Let $\mathcal{S}$ be a finite set, and suppose that $P=\{P_{i,j}:i,j\in \mathcal{S}\}$ is a stochastic matrix, i.e., \begin{align} P_{i,j} &\geq 0 \quad \text{for all }i,j\in\mathcal{S},\\ \sum\limits_{j\in\mathcal{S}}P_{i,j}&=1\quad \text{for all }i\in\mathcal{S}. \end{align}
Given an integer $d\geq 1$, let $P^d$ denote the $d$th power of the matrix $P$. Also, let $P^d_{i,j}$ denote the $(i,j)$th entry of the matrix $P^d$.
I am interested in solving the following optimisation problem.
\begin{align} &\hspace{3cm}\max\,\,\sum\limits_{i,j\in \mathcal{S}} P_{i,j}^d\,\,\log Q_{i,j}^d\\ &\text{subject to}\\ &\hspace{3cm} Q_{i,j}\geq 0\quad \text{for all }i,j\in\mathcal{S},\\ &\hspace{3cm} \sum\limits_{j\in\mathcal{S}} Q_{i,j}=1\quad \text{for all }i\in\mathcal{S}. \end{align}
In other words, I would like to determine the best stochastic matrix $Q$ that maximises the above expression.
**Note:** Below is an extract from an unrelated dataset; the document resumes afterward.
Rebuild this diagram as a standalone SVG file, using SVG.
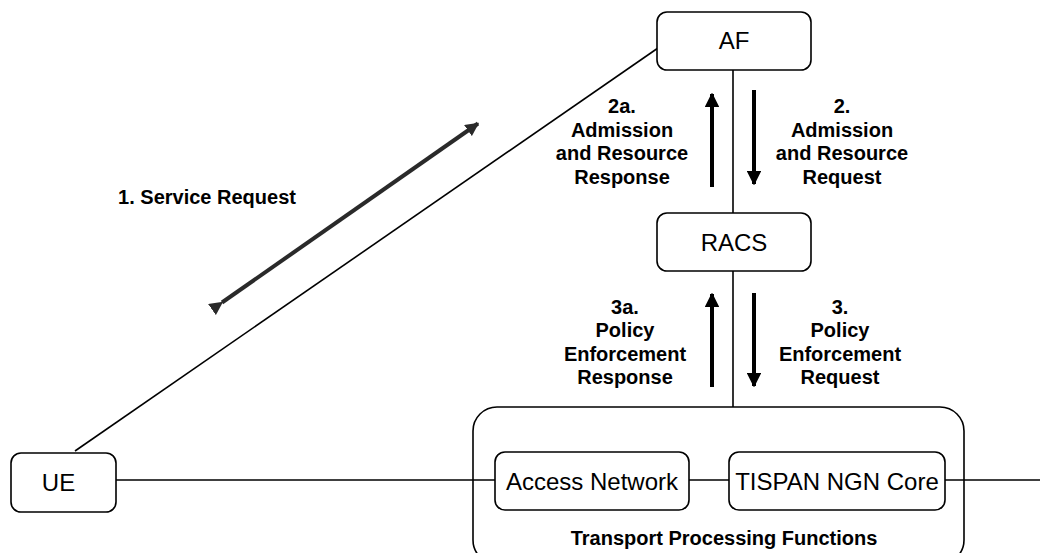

Note the presence of the $d$th power of the stochastic matrix $Q$ in the objective function.
I tried the usual Lagrange multiplier method in which I had to use the following formula for the partial derivative of $Q^d_{k,l}$ with respect to $Q_{i,j}$ (taken from the matrix cookbook):
\begin{align} \frac{\partial Q^d_{k,l}}{\partial Q_{i,j}}=\sum\limits_{r=0}^{d-1}Q^{r}_{k,i}\,\cdot \,Q^{d-1-r}_{j,l}. \end{align}
However I have had no success until now. The Lagrangian is a very complicated-looking expression in terms of the entries of $Q^d$.
When $d=1$, I know that the answer is $Q=P$. I am tempted to deduce that the same is true even for the case when $d>1$. But I am unable to show it mathematically.
Can anyone please provide some hints on how to solve the above optimisation problem?
I was able to obtain a solution to this problem by looking at it from the perspective of projections. Fix $i\in \mathcal{S}$, and note that \begin{align} \sum\limits_{j\in\mathcal{S}}P_{i,j}^d\,\,\log Q_{i,j}^d &= \sum\limits_{j\in\mathcal{S}}P_{i,j}^d\,\,\log \frac{Q_{i,j}^d}{P_{i,j}^d}+\sum\limits_{j\in\mathcal{S}}P_{i,j}^d\,\,\log P_{i,j}^d\nonumber\\ &=-D(P_{i,\cdot}^d\|Q_{i,\cdot}^d)-H(P_{i,\cdot}^d), \end{align} where for any two probability distributions $\mu$ and $\nu$ on $\mathcal{S}$, the term $D(\mu\|\nu)$ denotes the Kullback-Leibler (KL) divergence between $\mu$ and $\nu$, and $H(\cdot)$ denotes the Shannon entropy functional.
From the above equation, it is clear that maximising the expression \begin{align} \sum\limits_{i\in\mathcal{S}}\sum\limits_{j\in\mathcal{S}}P_{i,j}^d\,\,\log Q_{i,j}^d \end{align} is equivalent to minimising the KL divergence term $D(P_{i,\cdot}^d\|Q_{i,\cdot}^d)$ for each $i\in\mathcal{S}$. Since this KL divergence term is minimised by setting $Q_{i,j}^d=P_{i,j}^d$ for all $i,j\in\mathcal{S}$, we get that the minimiser is indeed $Q=P$.